■ **Problem description**
A precise retyping is required of every line from the one containing "Clone this chart in matplotlib." down to the one containing "ax.text(2029.5, low_vals[-1] +", both included, and of no other line.

■ **Data extract**
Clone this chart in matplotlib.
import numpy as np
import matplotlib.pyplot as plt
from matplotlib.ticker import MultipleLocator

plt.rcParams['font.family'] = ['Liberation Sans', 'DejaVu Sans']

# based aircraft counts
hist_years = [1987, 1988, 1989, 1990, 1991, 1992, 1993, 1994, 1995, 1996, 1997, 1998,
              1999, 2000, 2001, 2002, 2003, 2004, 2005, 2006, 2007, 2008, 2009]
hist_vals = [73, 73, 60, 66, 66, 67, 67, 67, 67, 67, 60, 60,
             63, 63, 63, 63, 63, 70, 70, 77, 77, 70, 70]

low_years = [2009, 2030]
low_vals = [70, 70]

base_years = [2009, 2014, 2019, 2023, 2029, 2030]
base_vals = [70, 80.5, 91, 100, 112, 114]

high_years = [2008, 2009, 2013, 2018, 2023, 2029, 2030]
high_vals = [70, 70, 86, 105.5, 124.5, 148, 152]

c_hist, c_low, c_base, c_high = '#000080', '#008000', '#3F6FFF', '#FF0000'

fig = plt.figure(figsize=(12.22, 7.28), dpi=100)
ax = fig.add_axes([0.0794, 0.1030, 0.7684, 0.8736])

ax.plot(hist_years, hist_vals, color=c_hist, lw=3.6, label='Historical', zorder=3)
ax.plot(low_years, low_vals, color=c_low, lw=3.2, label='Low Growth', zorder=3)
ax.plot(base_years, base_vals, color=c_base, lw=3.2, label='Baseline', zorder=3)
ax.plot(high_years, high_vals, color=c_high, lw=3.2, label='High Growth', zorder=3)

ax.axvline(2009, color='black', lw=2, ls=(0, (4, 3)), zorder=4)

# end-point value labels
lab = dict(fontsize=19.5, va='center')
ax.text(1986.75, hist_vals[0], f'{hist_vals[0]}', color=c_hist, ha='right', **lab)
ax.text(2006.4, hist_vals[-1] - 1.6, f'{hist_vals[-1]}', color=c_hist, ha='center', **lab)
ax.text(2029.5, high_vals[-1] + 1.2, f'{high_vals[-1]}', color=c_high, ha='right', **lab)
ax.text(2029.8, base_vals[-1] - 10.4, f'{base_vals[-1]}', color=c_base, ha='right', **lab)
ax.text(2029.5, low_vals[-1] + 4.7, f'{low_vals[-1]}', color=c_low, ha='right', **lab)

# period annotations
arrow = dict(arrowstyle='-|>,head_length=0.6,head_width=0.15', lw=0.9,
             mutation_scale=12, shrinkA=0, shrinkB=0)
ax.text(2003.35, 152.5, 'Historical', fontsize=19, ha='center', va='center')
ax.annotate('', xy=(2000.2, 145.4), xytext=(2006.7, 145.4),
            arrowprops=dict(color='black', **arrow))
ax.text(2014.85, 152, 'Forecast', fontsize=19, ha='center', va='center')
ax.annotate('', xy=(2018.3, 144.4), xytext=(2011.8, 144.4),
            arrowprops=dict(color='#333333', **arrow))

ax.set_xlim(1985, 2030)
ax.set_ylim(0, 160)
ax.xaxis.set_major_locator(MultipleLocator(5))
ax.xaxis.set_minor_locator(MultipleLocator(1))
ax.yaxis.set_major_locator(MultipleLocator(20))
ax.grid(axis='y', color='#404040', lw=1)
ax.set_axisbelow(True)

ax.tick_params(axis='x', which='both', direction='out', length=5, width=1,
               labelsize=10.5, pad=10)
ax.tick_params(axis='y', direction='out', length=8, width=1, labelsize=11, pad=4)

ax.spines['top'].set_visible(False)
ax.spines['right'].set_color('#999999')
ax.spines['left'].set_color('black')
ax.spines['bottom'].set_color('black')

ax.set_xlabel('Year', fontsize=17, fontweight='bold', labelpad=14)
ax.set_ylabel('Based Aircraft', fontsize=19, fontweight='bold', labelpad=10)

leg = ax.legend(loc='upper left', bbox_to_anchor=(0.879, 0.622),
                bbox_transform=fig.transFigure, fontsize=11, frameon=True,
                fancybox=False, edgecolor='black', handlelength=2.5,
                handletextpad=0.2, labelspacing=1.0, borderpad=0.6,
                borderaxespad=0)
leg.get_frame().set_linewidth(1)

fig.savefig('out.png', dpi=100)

---

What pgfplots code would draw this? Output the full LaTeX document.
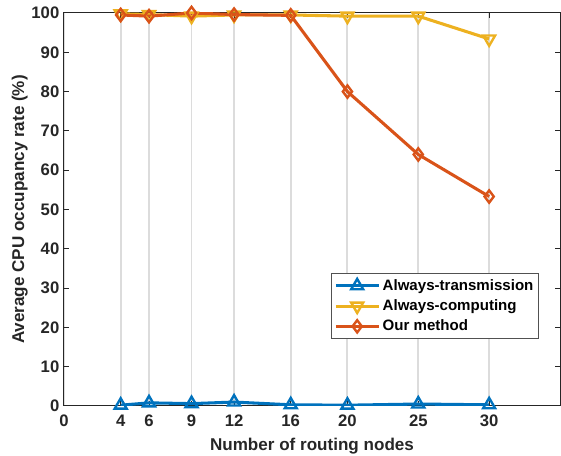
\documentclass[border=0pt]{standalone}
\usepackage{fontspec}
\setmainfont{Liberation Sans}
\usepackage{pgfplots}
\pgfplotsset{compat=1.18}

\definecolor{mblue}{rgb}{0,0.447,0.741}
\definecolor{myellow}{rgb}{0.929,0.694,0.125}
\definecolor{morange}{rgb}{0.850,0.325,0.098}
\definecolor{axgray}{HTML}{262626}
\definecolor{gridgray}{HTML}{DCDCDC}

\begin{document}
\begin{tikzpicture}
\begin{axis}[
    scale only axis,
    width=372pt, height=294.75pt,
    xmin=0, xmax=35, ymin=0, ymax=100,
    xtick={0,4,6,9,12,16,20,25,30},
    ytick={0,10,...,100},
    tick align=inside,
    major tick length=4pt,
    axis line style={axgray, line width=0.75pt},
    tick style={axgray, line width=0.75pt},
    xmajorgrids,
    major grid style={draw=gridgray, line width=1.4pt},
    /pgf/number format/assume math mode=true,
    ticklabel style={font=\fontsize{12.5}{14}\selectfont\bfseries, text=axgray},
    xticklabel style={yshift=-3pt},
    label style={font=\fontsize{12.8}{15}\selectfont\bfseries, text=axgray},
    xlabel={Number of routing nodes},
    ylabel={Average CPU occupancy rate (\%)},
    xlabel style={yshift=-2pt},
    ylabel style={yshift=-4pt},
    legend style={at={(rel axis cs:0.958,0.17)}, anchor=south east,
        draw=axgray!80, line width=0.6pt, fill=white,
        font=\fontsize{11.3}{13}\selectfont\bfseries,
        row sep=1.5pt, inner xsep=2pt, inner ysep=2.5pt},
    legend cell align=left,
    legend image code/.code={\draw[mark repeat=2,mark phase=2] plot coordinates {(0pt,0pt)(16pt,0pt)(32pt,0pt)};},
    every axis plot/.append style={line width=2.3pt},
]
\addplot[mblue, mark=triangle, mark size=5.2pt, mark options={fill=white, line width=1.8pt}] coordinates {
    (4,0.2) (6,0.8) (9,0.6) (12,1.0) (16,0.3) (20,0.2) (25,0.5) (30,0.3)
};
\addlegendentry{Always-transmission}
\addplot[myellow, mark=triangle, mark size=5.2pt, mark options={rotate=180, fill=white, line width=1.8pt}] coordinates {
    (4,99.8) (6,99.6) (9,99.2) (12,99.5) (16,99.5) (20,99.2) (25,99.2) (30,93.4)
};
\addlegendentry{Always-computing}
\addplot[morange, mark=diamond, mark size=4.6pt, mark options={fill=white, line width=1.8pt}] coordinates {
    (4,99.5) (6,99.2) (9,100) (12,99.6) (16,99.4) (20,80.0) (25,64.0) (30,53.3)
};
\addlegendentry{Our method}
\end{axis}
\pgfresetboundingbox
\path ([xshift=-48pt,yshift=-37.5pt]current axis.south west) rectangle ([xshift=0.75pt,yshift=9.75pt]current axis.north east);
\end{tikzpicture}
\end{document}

■ **Finished task**
Clone this chart in matplotlib.
import numpy as np
import matplotlib.pyplot as plt
from matplotlib.ticker import MultipleLocator

plt.rcParams['font.family'] = ['Liberation Sans', 'DejaVu Sans']

# based aircraft counts
hist_years = [1987, 1988, 1989, 1990, 1991, 1992, 1993, 1994, 1995, 1996, 1997, 1998,
              1999, 2000, 2001, 2002, 2003, 2004, 2005, 2006, 2007, 2008, 2009]
hist_vals = [73, 73, 60, 66, 66, 67, 67, 67, 67, 67, 60, 60,
             63, 63, 63, 63, 63, 70, 70, 77, 77, 70, 70]

low_years = [2009, 2030]
low_vals = [70, 70]

base_years = [2009, 2014, 2019, 2023, 2029, 2030]
base_vals = [70, 80.5, 91, 100, 112, 114]

high_years = [2008, 2009, 2013, 2018, 2023, 2029, 2030]
high_vals = [70, 70, 86, 105.5, 124.5, 148, 152]

c_hist, c_low, c_base, c_high = '#000080', '#008000', '#3F6FFF', '#FF0000'

fig = plt.figure(figsize=(12.22, 7.28), dpi=100)
ax = fig.add_axes([0.0794, 0.1030, 0.7684, 0.8736])

ax.plot(hist_years, hist_vals, color=c_hist, lw=3.6, label='Historical', zorder=3)
ax.plot(low_years, low_vals, color=c_low, lw=3.2, label='Low Growth', zorder=3)
ax.plot(base_years, base_vals, color=c_base, lw=3.2, label='Baseline', zorder=3)
ax.plot(high_years, high_vals, color=c_high, lw=3.2, label='High Growth', zorder=3)

ax.axvline(2009, color='black', lw=2, ls=(0, (4, 3)), zorder=4)

# end-point value labels
lab = dict(fontsize=19.5, va='center')
ax.text(1986.75, hist_vals[0], f'{hist_vals[0]}', color=c_hist, ha='right', **lab)
ax.text(2006.4, hist_vals[-1] - 1.6, f'{hist_vals[-1]}', color=c_hist, ha='center', **lab)
ax.text(2029.5, high_vals[-1] + 1.2, f'{high_vals[-1]}', color=c_high, ha='right', **lab)
ax.text(2029.8, base_vals[-1] - 10.4, f'{base_vals[-1]}', color=c_base, ha='right', **lab)
ax.text(2029.5, low_vals[-1] + 4.7, f'{low_vals[-1]}', color=c_low, ha='right', **lab)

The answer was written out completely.